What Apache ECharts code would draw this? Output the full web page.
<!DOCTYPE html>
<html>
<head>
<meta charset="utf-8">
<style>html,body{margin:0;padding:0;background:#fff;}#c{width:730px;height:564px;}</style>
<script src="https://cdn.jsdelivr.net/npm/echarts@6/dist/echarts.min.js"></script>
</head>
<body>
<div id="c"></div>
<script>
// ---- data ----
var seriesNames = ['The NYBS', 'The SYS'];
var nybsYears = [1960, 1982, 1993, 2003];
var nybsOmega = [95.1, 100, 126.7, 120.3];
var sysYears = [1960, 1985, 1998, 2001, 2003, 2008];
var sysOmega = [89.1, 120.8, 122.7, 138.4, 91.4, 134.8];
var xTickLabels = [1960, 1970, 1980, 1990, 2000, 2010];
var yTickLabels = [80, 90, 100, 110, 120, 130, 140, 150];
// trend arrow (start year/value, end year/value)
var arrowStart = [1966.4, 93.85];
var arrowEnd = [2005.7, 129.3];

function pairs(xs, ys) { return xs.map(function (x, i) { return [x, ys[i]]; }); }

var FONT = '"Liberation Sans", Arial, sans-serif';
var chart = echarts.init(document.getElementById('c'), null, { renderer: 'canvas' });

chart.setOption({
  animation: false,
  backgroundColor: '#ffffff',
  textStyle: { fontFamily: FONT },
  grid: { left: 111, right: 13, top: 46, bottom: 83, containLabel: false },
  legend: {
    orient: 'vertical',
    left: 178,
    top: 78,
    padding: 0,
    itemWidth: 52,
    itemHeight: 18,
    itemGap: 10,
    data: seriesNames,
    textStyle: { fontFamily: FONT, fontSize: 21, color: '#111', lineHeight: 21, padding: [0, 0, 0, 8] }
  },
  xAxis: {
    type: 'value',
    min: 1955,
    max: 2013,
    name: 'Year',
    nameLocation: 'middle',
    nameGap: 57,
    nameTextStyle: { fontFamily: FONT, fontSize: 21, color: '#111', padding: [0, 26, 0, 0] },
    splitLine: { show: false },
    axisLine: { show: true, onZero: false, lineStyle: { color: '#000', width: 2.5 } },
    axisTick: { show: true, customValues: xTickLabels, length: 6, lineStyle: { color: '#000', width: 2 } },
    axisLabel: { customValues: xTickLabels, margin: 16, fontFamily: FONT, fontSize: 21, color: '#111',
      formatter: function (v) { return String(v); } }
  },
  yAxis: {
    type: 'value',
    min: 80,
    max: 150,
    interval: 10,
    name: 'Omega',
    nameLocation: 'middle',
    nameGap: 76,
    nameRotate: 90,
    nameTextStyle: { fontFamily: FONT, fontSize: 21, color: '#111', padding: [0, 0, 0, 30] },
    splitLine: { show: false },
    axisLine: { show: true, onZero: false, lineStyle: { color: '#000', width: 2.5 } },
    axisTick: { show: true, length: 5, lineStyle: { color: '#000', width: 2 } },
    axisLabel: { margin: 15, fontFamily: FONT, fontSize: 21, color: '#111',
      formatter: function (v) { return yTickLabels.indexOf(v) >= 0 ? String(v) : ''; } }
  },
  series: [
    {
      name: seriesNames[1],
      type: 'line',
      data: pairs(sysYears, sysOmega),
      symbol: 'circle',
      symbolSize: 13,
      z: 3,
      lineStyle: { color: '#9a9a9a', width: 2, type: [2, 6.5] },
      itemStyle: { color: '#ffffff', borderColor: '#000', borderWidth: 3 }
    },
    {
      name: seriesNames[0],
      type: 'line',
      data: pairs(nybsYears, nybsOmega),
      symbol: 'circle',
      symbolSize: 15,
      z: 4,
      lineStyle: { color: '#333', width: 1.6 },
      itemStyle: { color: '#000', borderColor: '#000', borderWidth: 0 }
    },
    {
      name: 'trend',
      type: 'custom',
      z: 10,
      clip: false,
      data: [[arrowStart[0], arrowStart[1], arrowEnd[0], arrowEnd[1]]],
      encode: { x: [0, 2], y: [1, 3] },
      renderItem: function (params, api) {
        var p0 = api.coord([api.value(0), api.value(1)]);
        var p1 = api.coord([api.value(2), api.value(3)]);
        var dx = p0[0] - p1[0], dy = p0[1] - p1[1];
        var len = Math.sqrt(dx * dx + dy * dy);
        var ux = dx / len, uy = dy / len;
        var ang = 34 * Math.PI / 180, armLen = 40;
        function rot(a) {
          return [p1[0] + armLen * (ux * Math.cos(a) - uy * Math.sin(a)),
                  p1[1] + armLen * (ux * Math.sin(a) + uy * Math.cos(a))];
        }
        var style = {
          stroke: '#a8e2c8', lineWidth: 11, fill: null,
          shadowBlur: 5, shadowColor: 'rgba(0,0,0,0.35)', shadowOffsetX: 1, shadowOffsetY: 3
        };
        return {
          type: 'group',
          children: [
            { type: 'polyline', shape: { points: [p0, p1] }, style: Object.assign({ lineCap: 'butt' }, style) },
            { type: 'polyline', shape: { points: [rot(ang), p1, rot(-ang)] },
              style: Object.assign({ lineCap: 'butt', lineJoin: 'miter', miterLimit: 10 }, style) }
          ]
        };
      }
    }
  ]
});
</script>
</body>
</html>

**********

**What is being asked**. Reproduce the material verbatim, line by line.

**Output of the task**.
What Apache ECharts code would draw this? Output the full web page.
<!DOCTYPE html>
<html>
<head>
<meta charset="utf-8">
<style>html,body{margin:0;padding:0;background:#fff;}#c{width:730px;height:564px;}</style>
<script src="https://cdn.jsdelivr.net/npm/echarts@6/dist/echarts.min.js"></script>
</head>
<body>
<div id="c"></div>
<script>
// ---- data ----
var seriesNames = ['The NYBS', 'The SYS'];
var nybsYears = [1960, 1982, 1993, 2003];
var nybsOmega = [95.1, 100, 126.7, 120.3];
var sysYears = [1960, 1985, 1998, 2001, 2003, 2008];
var sysOmega = [89.1, 120.8, 122.7, 138.4, 91.4, 134.8];
var xTickLabels = [1960, 1970, 1980, 1990, 2000, 2010];
var yTickLabels = [80, 90, 100, 110, 120, 130, 140, 150];
// trend arrow (start year/value, end year/value)
var arrowStart = [1966.4, 93.85];
var arrowEnd = [2005.7, 129.3];

function pairs(xs, ys) { return xs.map(function (x, i) { return [x, ys[i]]; }); }

var FONT = '"Liberation Sans", Arial, sans-serif';
var chart = echarts.init(document.getElementById('c'), null, { renderer: 'canvas' });

chart.setOption({
  animation: false,
  backgroundColor: '#ffffff',
  textStyle: { fontFamily: FONT },
  grid: { left: 111, right: 13, top: 46, bottom: 83, containLabel: false },
  legend: {
    orient: 'vertical',
    left: 178,
    top: 78,
    padding: 0,
    itemWidth: 52,
    itemHeight: 18,
    itemGap: 10,
    data: seriesNames,
    textStyle: { fontFamily: FONT, fontSize: 21, color: '#111', lineHeight: 21, padding: [0, 0, 0, 8] }
  },
  xAxis: {
    type: 'value',
    min: 1955,
    max: 2013,
    name: 'Year',
    nameLocation: 'middle',
    nameGap: 57,
    nameTextStyle: { fontFamily: FONT, fontSize: 21, color: '#111', padding: [0, 26, 0, 0] },
    splitLine: { show: false },
    axisLine: { show: true, onZero: false, lineStyle: { color: '#000', width: 2.5 } },
    axisTick: { show: true, customValues: xTickLabels, length: 6, lineStyle: { color: '#000', width: 2 } },
    axisLabel: { customValues: xTickLabels, margin: 16, fontFamily: FONT, fontSize: 21, color: '#111',
      formatter: function (v) { return String(v); } }
  },
  yAxis: {
    type: 'value',
    min: 80,
    max: 150,
    interval: 10,
    name: 'Omega',
    nameLocation: 'middle',
    nameGap: 76,
    nameRotate: 90,
    nameTextStyle: { fontFamily: FONT, fontSize: 21, color: '#111', padding: [0, 0, 0, 30] },
    splitLine: { show: false },
    axisLine: { show: true, onZero: false, lineStyle: { color: '#000', width: 2.5 } },
    axisTick: { show: true, length: 5, lineStyle: { color: '#000', width: 2 } },
    axisLabel: { margin: 15, fontFamily: FONT, fontSize: 21, color: '#111',
      formatter: function (v) { return yTickLabels.indexOf(v) >= 0 ? String(v) : ''; } }
  },
  series: [
    {
      name: seriesNames[1],
      type: 'line',
      data: pairs(sysYears, sysOmega),
      symbol: 'circle',
      symbolSize: 13,
      z: 3,
      lineStyle: { color: '#9a9a9a', width: 2, type: [2, 6.5] },
      itemStyle: { color: '#ffffff', borderColor: '#000', borderWidth: 3 }
    },
    {
      name: seriesNames[0],
      type: 'line',
      data: pairs(nybsYears, nybsOmega),
      symbol: 'circle',
      symbolSize: 15,
      z: 4,
      lineStyle: { color: '#333', width: 1.6 },
      itemStyle: { color: '#000', borderColor: '#000', borderWidth: 0 }
    },
    {
      name: 'trend',
      type: 'custom',
      z: 10,
      clip: false,
      data: [[arrowStart[0], arrowStart[1], arrowEnd[0], arrowEnd[1]]],
      encode: { x: [0, 2], y: [1, 3] },
      renderItem: function (params, api) {
        var p0 = api.coord([api.value(0), api.value(1)]);
        var p1 = api.coord([api.value(2), api.value(3)]);
        var dx = p0[0] - p1[0], dy = p0[1] - p1[1];
        var len = Math.sqrt(dx * dx + dy * dy);
        var ux = dx / len, uy = dy / len;
        var ang = 34 * Math.PI / 180, armLen = 40;
        function rot(a) {
          return [p1[0] + armLen * (ux * Math.cos(a) - uy * Math.sin(a)),
                  p1[1] + armLen * (ux * Math.sin(a) + uy * Math.cos(a))];
        }
        var style = {
          stroke: '#a8e2c8', lineWidth: 11, fill: null,
          shadowBlur: 5, shadowColor: 'rgba(0,0,0,0.35)', shadowOffsetX: 1, shadowOffsetY: 3
        };
        return {
          type: 'group',
          children: [
            { type: 'polyline', shape: { points: [p0, p1] }, style: Object.assign({ lineCap: 'butt' }, style) },
            { type: 'polyline', shape: { points: [rot(ang), p1, rot(-ang)] },
              style: Object.assign({ lineCap: 'butt', lineJoin: 'miter', miterLimit: 10 }, style) }
          ]
        };
      }
    }
  ]
});
</script>
</body>
</html>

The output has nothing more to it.